▸ EXERCISE BRIEF: Write out the data below exactly as given, without any of its pictures.

+ + + +

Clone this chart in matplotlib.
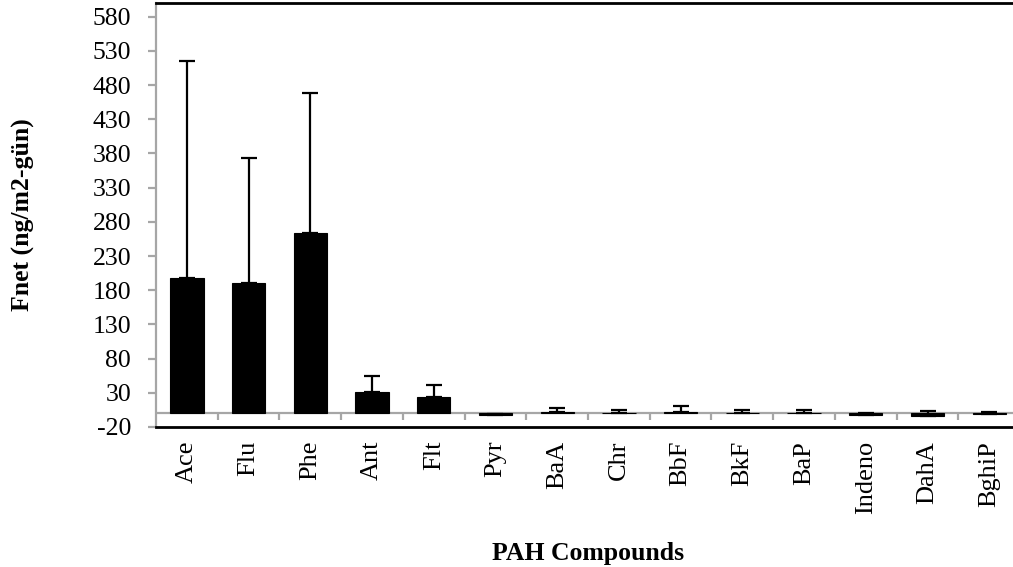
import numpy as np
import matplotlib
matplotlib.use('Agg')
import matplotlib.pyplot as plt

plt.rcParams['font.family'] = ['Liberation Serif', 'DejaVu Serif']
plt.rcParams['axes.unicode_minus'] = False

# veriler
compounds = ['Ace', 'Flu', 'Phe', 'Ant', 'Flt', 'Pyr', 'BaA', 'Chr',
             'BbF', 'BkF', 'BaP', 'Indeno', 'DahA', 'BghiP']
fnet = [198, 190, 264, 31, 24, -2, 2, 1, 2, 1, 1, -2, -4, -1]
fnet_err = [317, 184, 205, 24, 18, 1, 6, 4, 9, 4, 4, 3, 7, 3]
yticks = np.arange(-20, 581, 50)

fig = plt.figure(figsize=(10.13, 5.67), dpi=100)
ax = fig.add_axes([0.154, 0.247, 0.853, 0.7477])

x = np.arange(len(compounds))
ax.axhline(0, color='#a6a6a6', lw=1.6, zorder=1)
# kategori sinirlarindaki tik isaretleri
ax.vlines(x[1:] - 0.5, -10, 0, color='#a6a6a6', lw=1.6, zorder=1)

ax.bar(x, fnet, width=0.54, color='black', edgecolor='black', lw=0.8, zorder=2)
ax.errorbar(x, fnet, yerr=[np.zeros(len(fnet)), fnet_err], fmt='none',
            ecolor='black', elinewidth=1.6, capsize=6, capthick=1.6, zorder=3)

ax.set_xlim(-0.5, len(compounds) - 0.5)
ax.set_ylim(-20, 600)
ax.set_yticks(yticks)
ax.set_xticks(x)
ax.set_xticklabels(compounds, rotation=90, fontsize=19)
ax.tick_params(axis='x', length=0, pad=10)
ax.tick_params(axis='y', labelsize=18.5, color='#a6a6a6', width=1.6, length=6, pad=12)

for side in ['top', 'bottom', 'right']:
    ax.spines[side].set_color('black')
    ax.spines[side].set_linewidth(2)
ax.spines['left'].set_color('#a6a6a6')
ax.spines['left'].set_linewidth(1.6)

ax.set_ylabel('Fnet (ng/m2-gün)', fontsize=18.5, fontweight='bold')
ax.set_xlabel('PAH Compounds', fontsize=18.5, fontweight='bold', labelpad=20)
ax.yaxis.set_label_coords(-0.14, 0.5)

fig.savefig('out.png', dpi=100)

+ + + +

▸ THE RESULT:
Clone this chart in matplotlib.
import numpy as np
import matplotlib
matplotlib.use('Agg')
import matplotlib.pyplot as plt

plt.rcParams['font.family'] = ['Liberation Serif', 'DejaVu Serif']
plt.rcParams['axes.unicode_minus'] = False

# veriler
compounds = ['Ace', 'Flu', 'Phe', 'Ant', 'Flt', 'Pyr', 'BaA', 'Chr',
             'BbF', 'BkF', 'BaP', 'Indeno', 'DahA', 'BghiP']
fnet = [198, 190, 264, 31, 24, -2, 2, 1, 2, 1, 1, -2, -4, -1]
fnet_err = [317, 184, 205, 24, 18, 1, 6, 4, 9, 4, 4, 3, 7, 3]
yticks = np.arange(-20, 581, 50)

fig = plt.figure(figsize=(10.13, 5.67), dpi=100)
ax = fig.add_axes([0.154, 0.247, 0.853, 0.7477])

x = np.arange(len(compounds))
ax.axhline(0, color='#a6a6a6', lw=1.6, zorder=1)
# kategori sinirlarindaki tik isaretleri
ax.vlines(x[1:] - 0.5, -10, 0, color='#a6a6a6', lw=1.6, zorder=1)

ax.bar(x, fnet, width=0.54, color='black', edgecolor='black', lw=0.8, zorder=2)
ax.errorbar(x, fnet, yerr=[np.zeros(len(fnet)), fnet_err], fmt='none',
            ecolor='black', elinewidth=1.6, capsize=6, capthick=1.6, zorder=3)

ax.set_xlim(-0.5, len(compounds) - 0.5)
ax.set_ylim(-20, 600)
ax.set_yticks(yticks)
ax.set_xticks(x)
ax.set_xticklabels(compounds, rotation=90, fontsize=19)
ax.tick_params(axis='x', length=0, pad=10)
ax.tick_params(axis='y', labelsize=18.5, color='#a6a6a6', width=1.6, length=6, pad=12)

for side in ['top', 'bottom', 'right']:
    ax.spines[side].set_color('black')
    ax.spines[side].set_linewidth(2)
ax.spines['left'].set_color('#a6a6a6')
ax.spines['left'].set_linewidth(1.6)

ax.set_ylabel('Fnet (ng/m2-gün)', fontsize=18.5, fontweight='bold')
ax.set_xlabel('PAH Compounds', fontsize=18.5, fontweight='bold', labelpad=20)
ax.yaxis.set_label_coords(-0.14, 0.5)

fig.savefig('out.png', dpi=100)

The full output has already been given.